Studying the in vitro properties of GH-secreting adenomas removed from patients with acromegaly, Vallar et al. identified a subset of tumors (group 2) with increased basal GH secretion and elevated intracellular cAMP levels that did not respond further to GHRH treatment (Vallar et al., 1987).
The remaining GH-secreting tumors (group 1) had low levels of basal cAMP and GH secretion but showed significant stimulation by GHRH treatment.
The presence of a constitutively activated Gs regulatory protein in the group 2 tumors was inferred from these biochemical studies, and indeed subsequent investigation found activating missence mutations in tumor-derived Gsα cDNA from four of four group 2 tumors (Landis et al., 1989).
These mutations encoded Arg201 →Cys (R201C), Arg201 →His (R201H), and Gin227 →Arg (Q227R) changes in Gsα leading to its constitutive activation.
Series of GH-secreting adenomas analyzed in various centers demonstrated mutations in residues 201 or 227 of Gsα in 4% to 53% of tumors. As noted above, acromegaly associated with Arg201 mutations in Gsα can be a component of MAS.
The mechanism of activation of Gsα by mutation of Arg201 and Gin227 has been inferred from structural and biochemical studies to result from loss of GTPase activity.
The structure of Gsα, like that of Giα and Gtα, consists of an α-helical domain bound through two linking peptides to a p21 Ras-like domain containing a six-stranded β-sheet.
The Ras-like domain contains the high-affinity guanine nucleotide-binding site.
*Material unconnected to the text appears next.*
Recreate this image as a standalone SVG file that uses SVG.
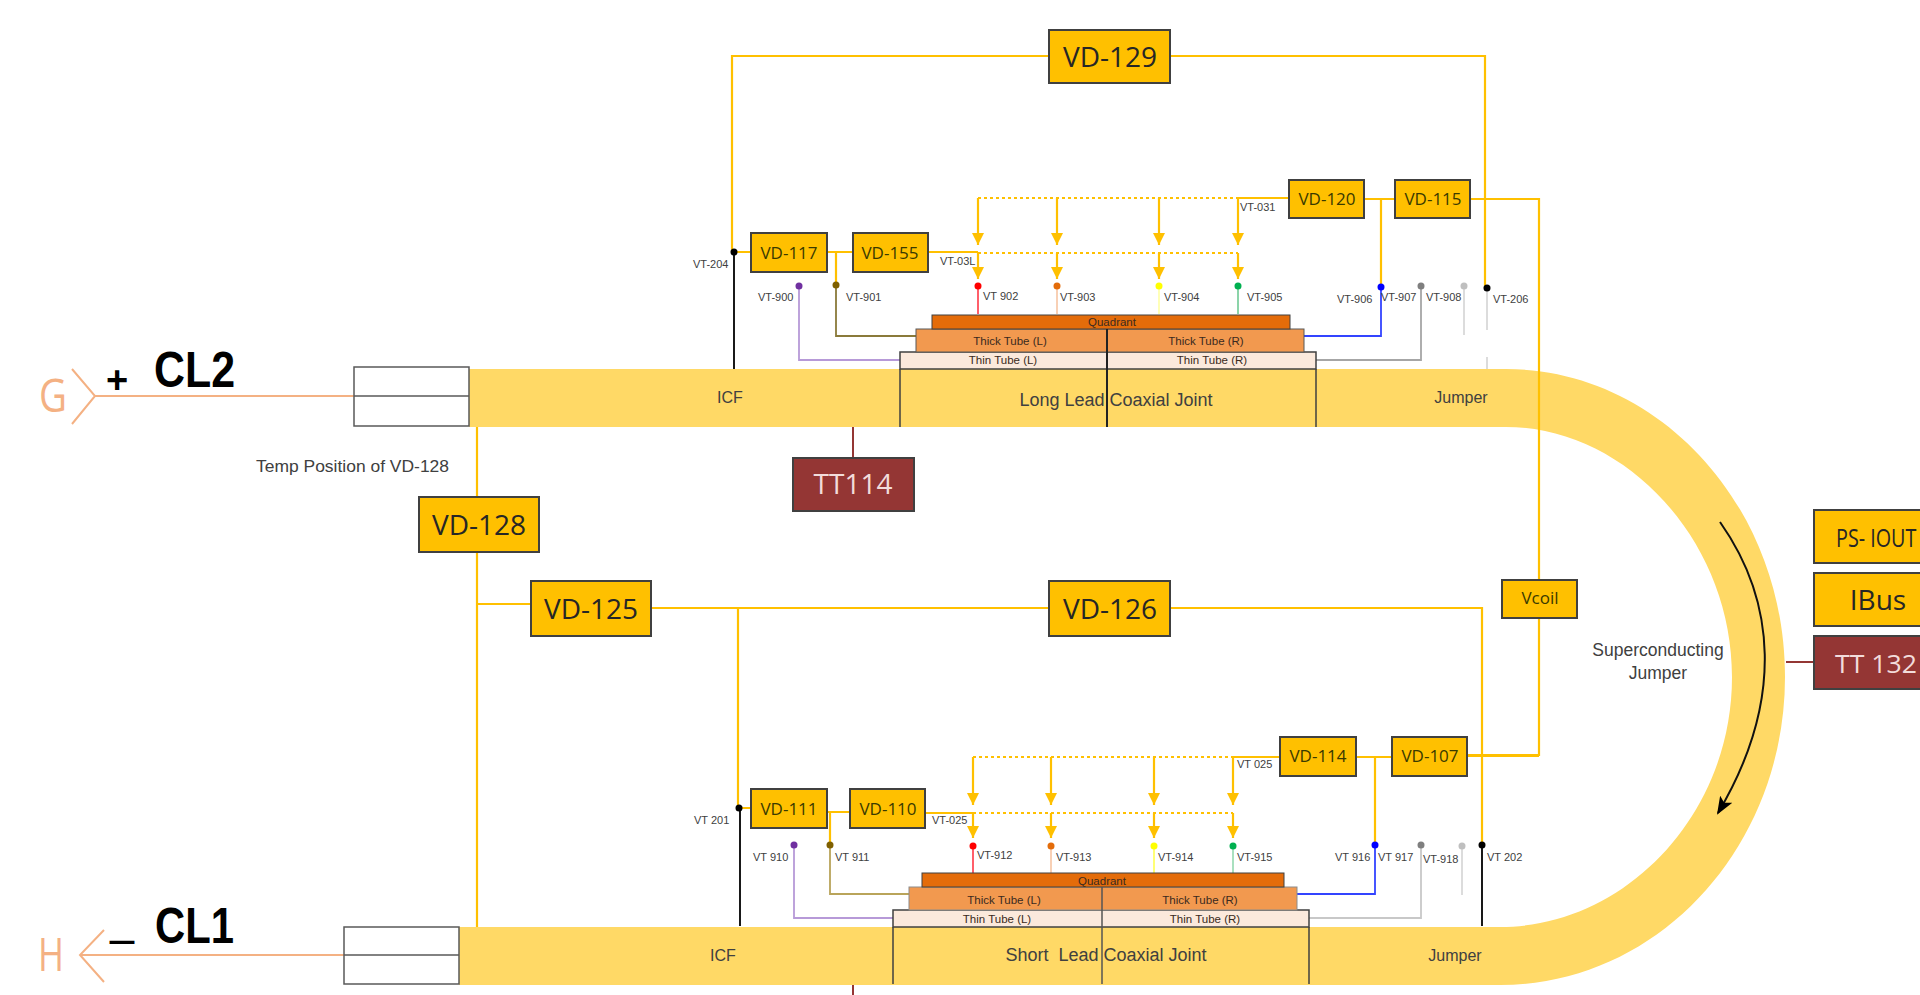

Three flexible switch elements (switches I–III) in Gα subunits adopt different conformations in the Gα-GDP vs. Gα-GTP states and provide surfaces for conformation-dependent interaction of Gα with Gβγ complexes, RGS proteins, and effector molecules.
Switch I corresponds to one of the two linker peptides joining the Gα helical domain with the Ras-like domain and contains Arg201 in Gsα.
This arginine residue is thought to facilitate GTP hydrolysis by stabilizing a transition-state pentavalent phosphate and is the same arginine in Gsα covalently modified by cholera toxin resulting in constitutive signal activation. Mutation of this residue in vitro leads to diminished GTPase activity and constitutive activation of Gsα.
The switch II region in the Ras-like domain of Gsα contains GIn227, which corresponds to Gin61 in p21-ras, site of GTPase-inactivating oncogenic point mutations.
The role of this glutamine in GTP hydrolysis is not fully understood, but structural studies suggest it may stabilize the orientation of a catalytic water molecule.
Mutation of this glutamine in Gsα can be shown in vitro to inhibit GTPase activity and constitutively activate AC.
Treatment of Acromegaly
The goal of treatment in acromegaly is to reduce GH levels to <1 ng/ml 2 hours after a standard oral glucose load (75 g) and to normalize IGF-I levels relative to age- and sex-matched controls.
Surgical, radiological, and medical treatment modalities directed at GH-secreting pituitary adenomas are available.
Transsphenoidal pituitary microsurgery is the preferred initial treatment for most patients with acromegaly.
As preoperative imaging and neurosurgical techniques have improved, the rate of successful pituitary surgery in acromegaly has risen significantly.
In a study with a mean follow-up period of 16 years, nearly 20% of acromegalic patients developed recurrence after initially successful surgery, whereas 40% of patients treated with surgery only remained cured of their disease.
Poor prognostic factors for surgical cure in acromegaly include macroadenomas >20 mm and preoperative GH levels >50 ng/ml.
Radiotherapy plays an important adjunctive role in the treatment of acromegaly, especially in cases of large or invasive tumors, although there is typically a long delay between treatment and GH response. Partial or complete hypopituitarism is a common late sequel to pituitary irradiation for acromegaly.
Pharmacologic treatment of acromegaly with D2 dopamine receptor agonists has shown mixed results. The parenteral administration of long-acting somatostatin analogs has been shown to reduce GH and IGF-I levels and to shrink tumors in previously untreated acromegalic patients. Preliminary studies with the novel GH antagonist pegvisomant appear promising.